++++ Items ++++

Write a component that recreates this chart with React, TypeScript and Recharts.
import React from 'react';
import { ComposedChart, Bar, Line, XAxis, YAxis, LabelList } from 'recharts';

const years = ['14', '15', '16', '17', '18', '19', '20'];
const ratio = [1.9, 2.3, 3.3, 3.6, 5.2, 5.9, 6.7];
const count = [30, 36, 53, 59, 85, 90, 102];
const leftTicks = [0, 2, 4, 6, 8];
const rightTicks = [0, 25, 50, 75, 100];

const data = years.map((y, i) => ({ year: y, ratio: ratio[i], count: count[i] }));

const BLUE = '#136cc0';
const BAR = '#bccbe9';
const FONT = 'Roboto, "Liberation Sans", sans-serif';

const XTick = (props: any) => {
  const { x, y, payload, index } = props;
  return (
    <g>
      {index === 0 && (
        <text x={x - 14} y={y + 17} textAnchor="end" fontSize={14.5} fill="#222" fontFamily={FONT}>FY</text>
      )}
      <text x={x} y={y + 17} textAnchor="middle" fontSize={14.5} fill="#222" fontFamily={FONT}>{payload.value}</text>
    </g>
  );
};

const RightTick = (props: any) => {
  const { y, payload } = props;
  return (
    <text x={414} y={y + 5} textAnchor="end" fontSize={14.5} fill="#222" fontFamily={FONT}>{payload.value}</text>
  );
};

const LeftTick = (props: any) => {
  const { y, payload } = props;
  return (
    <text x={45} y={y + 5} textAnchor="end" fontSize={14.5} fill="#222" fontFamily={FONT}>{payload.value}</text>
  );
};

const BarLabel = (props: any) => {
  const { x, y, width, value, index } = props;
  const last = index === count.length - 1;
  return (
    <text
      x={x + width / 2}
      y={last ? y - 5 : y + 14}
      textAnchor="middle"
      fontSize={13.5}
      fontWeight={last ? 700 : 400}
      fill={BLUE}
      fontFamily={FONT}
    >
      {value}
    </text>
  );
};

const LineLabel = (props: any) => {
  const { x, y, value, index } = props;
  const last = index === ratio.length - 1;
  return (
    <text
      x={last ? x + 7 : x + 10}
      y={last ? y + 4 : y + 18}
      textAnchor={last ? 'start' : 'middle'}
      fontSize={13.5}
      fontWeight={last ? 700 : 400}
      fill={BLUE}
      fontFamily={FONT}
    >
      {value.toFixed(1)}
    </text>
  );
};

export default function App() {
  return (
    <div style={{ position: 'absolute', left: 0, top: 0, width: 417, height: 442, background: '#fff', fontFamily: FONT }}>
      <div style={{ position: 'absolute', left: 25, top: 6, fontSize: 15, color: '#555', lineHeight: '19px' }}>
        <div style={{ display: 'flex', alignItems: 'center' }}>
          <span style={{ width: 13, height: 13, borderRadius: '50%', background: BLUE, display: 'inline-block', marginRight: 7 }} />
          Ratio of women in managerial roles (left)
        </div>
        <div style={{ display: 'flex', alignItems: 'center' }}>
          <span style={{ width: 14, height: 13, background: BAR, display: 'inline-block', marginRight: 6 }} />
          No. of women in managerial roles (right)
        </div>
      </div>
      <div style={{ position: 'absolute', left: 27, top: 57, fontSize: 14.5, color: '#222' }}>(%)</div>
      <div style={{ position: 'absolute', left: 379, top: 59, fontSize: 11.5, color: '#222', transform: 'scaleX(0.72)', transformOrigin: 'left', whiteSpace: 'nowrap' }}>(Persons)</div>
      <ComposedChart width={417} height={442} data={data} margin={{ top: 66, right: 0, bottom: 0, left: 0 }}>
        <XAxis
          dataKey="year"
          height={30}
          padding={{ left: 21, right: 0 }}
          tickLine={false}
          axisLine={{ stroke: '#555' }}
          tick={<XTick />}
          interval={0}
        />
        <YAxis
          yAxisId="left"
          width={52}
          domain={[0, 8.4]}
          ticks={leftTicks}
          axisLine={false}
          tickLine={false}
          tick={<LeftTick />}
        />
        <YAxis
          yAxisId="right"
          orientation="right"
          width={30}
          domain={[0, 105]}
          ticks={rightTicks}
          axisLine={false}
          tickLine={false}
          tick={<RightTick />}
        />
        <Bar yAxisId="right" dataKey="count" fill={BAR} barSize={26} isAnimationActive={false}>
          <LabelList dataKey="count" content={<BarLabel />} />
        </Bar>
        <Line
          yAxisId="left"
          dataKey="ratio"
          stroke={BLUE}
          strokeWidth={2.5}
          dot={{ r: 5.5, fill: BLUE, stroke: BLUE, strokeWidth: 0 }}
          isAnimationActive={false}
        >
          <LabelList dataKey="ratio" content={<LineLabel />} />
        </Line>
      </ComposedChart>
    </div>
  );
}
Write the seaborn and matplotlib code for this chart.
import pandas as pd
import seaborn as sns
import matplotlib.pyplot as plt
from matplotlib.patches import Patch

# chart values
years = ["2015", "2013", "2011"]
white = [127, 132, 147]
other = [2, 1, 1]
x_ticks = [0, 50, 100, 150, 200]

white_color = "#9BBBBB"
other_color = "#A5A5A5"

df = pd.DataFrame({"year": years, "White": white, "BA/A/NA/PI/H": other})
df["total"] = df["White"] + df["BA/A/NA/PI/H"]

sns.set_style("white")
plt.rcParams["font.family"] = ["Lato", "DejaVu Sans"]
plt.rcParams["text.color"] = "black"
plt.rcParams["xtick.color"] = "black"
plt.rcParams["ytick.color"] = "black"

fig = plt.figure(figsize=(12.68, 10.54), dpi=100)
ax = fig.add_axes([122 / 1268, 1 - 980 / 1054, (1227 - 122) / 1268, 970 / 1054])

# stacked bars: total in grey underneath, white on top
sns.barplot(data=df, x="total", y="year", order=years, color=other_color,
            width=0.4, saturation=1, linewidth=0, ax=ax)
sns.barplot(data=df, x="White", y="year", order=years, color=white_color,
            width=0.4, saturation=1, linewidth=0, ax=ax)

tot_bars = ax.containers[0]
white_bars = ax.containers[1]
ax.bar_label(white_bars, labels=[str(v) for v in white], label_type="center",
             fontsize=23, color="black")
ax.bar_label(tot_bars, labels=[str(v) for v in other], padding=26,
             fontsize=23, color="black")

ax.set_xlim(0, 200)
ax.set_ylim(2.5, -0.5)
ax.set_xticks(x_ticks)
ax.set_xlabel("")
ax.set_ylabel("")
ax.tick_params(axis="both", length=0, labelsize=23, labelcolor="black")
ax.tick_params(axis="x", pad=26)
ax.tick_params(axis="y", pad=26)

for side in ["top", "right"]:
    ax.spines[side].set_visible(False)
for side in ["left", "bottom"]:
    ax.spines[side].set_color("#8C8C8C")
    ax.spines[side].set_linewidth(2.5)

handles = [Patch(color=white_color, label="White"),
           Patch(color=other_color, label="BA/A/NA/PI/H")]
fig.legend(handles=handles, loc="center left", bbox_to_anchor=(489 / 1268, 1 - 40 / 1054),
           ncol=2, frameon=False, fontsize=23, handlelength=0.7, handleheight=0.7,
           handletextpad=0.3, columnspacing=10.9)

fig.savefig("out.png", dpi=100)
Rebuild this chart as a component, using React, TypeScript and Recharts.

++++

Task prompt -> Set down the listing above in full, please, exactly as it appears.

Exercise solution ->
Write a component that recreates this chart with React, TypeScript and Recharts.
import React from 'react';
import { ComposedChart, Bar, Line, XAxis, YAxis, LabelList } from 'recharts';

const years = ['14', '15', '16', '17', '18', '19', '20'];
const ratio = [1.9, 2.3, 3.3, 3.6, 5.2, 5.9, 6.7];
const count = [30, 36, 53, 59, 85, 90, 102];
const leftTicks = [0, 2, 4, 6, 8];
const rightTicks = [0, 25, 50, 75, 100];

const data = years.map((y, i) => ({ year: y, ratio: ratio[i], count: count[i] }));

const BLUE = '#136cc0';
const BAR = '#bccbe9';
const FONT = 'Roboto, "Liberation Sans", sans-serif';

const XTick = (props: any) => {
  const { x, y, payload, index } = props;
  return (
    <g>
      {index === 0 && (
        <text x={x - 14} y={y + 17} textAnchor="end" fontSize={14.5} fill="#222" fontFamily={FONT}>FY</text>
      )}
      <text x={x} y={y + 17} textAnchor="middle" fontSize={14.5} fill="#222" fontFamily={FONT}>{payload.value}</text>
    </g>
  );
};

const RightTick = (props: any) => {
  const { y, payload } = props;
  return (
    <text x={414} y={y + 5} textAnchor="end" fontSize={14.5} fill="#222" fontFamily={FONT}>{payload.value}</text>
  );
};

const LeftTick = (props: any) => {
  const { y, payload } = props;
  return (
    <text x={45} y={y + 5} textAnchor="end" fontSize={14.5} fill="#222" fontFamily={FONT}>{payload.value}</text>
  );
};

const BarLabel = (props: any) => {
  const { x, y, width, value, index } = props;
  const last = index === count.length - 1;
  return (
    <text
      x={x + width / 2}
      y={last ? y - 5 : y + 14}
      textAnchor="middle"
      fontSize={13.5}
      fontWeight={last ? 700 : 400}
      fill={BLUE}
      fontFamily={FONT}
    >
      {value}
    </text>
  );
};

const LineLabel = (props: any) => {
  const { x, y, value, index } = props;
  const last = index === ratio.length - 1;
  return (
    <text
      x={last ? x + 7 : x + 10}
      y={last ? y + 4 : y + 18}
      textAnchor={last ? 'start' : 'middle'}
      fontSize={13.5}
      fontWeight={last ? 700 : 400}
      fill={BLUE}
      fontFamily={FONT}
    >
      {value.toFixed(1)}
    </text>
  );
};

export default function App() {
  return (
    <div style={{ position: 'absolute', left: 0, top: 0, width: 417, height: 442, background: '#fff', fontFamily: FONT }}>
      <div style={{ position: 'absolute', left: 25, top: 6, fontSize: 15, color: '#555', lineHeight: '19px' }}>
        <div style={{ display: 'flex', alignItems: 'center' }}>
          <span style={{ width: 13, height: 13, borderRadius: '50%', background: BLUE, display: 'inline-block', marginRight: 7 }} />
          Ratio of women in managerial roles (left)
        </div>
        <div style={{ display: 'flex', alignItems: 'center' }}>
          <span style={{ width: 14, height: 13, background: BAR, display: 'inline-block', marginRight: 6 }} />
          No. of women in managerial roles (right)
        </div>
      </div>
      <div style={{ position: 'absolute', left: 27, top: 57, fontSize: 14.5, color: '#222' }}>(%)</div>
      <div style={{ position: 'absolute', left: 379, top: 59, fontSize: 11.5, color: '#222', transform: 'scaleX(0.72)', transformOrigin: 'left', whiteSpace: 'nowrap' }}>(Persons)</div>
      <ComposedChart width={417} height={442} data={data} margin={{ top: 66, right: 0, bottom: 0, left: 0 }}>
        <XAxis
          dataKey="year"
          height={30}
          padding={{ left: 21, right: 0 }}
          tickLine={false}
          axisLine={{ stroke: '#555' }}
          tick={<XTick />}
          interval={0}
        />
        <YAxis
          yAxisId="left"
          width={52}
          domain={[0, 8.4]}
          ticks={leftTicks}
          axisLine={false}
          tickLine={false}
          tick={<LeftTick />}
        />
        <YAxis
          yAxisId="right"
          orientation="right"
          width={30}
          domain={[0, 105]}
          ticks={rightTicks}
          axisLine={false}
          tickLine={false}
          tick={<RightTick />}
        />
        <Bar yAxisId="right" dataKey="count" fill={BAR} barSize={26} isAnimationActive={false}>
          <LabelList dataKey="count" content={<BarLabel />} />
        </Bar>
        <Line
          yAxisId="left"
          dataKey="ratio"
          stroke={BLUE}
          strokeWidth={2.5}
          dot={{ r: 5.5, fill: BLUE, stroke: BLUE, strokeWidth: 0 }}
          isAnimationActive={false}
        >
          <LabelList dataKey="ratio" content={<LineLabel />} />
        </Line>
      </ComposedChart>
    </div>
  );
}
Write the seaborn and matplotlib code for this chart.
import pandas as pd
import seaborn as sns
import matplotlib.pyplot as plt
from matplotlib.patches import Patch

# chart values
years = ["2015", "2013", "2011"]
white = [127, 132, 147]
other = [2, 1, 1]
x_ticks = [0, 50, 100, 150, 200]

white_color = "#9BBBBB"
other_color = "#A5A5A5"

df = pd.DataFrame({"year": years, "White": white, "BA/A/NA/PI/H": other})
df["total"] = df["White"] + df["BA/A/NA/PI/H"]

sns.set_style("white")
plt.rcParams["font.family"] = ["Lato", "DejaVu Sans"]
plt.rcParams["text.color"] = "black"
plt.rcParams["xtick.color"] = "black"
plt.rcParams["ytick.color"] = "black"

fig = plt.figure(figsize=(12.68, 10.54), dpi=100)
ax = fig.add_axes([122 / 1268, 1 - 980 / 1054, (1227 - 122) / 1268, 970 / 1054])

# stacked bars: total in grey underneath, white on top
sns.barplot(data=df, x="total", y="year", order=years, color=other_color,
            width=0.4, saturation=1, linewidth=0, ax=ax)
sns.barplot(data=df, x="White", y="year", order=years, color=white_color,
            width=0.4, saturation=1, linewidth=0, ax=ax)

tot_bars = ax.containers[0]
white_bars = ax.containers[1]
ax.bar_label(white_bars, labels=[str(v) for v in white], label_type="center",
             fontsize=23, color="black")
ax.bar_label(tot_bars, labels=[str(v) for v in other], padding=26,
             fontsize=23, color="black")

ax.set_xlim(0, 200)
ax.set_ylim(2.5, -0.5)
ax.set_xticks(x_ticks)
ax.set_xlabel("")
ax.set_ylabel("")
ax.tick_params(axis="both", length=0, labelsize=23, labelcolor="black")
ax.tick_params(axis="x", pad=26)
ax.tick_params(axis="y", pad=26)

for side in ["top", "right"]:
    ax.spines[side].set_visible(False)
for side in ["left", "bottom"]:
    ax.spines[side].set_color("#8C8C8C")
    ax.spines[side].set_linewidth(2.5)

handles = [Patch(color=white_color, label="White"),
           Patch(color=other_color, label="BA/A/NA/PI/H")]
fig.legend(handles=handles, loc="center left", bbox_to_anchor=(489 / 1268, 1 - 40 / 1054),
           ncol=2, frameon=False, fontsize=23, handlelength=0.7, handleheight=0.7,
           handletextpad=0.3, columnspacing=10.9)

fig.savefig("out.png", dpi=100)
Rebuild this chart as a component, using React, TypeScript and Recharts.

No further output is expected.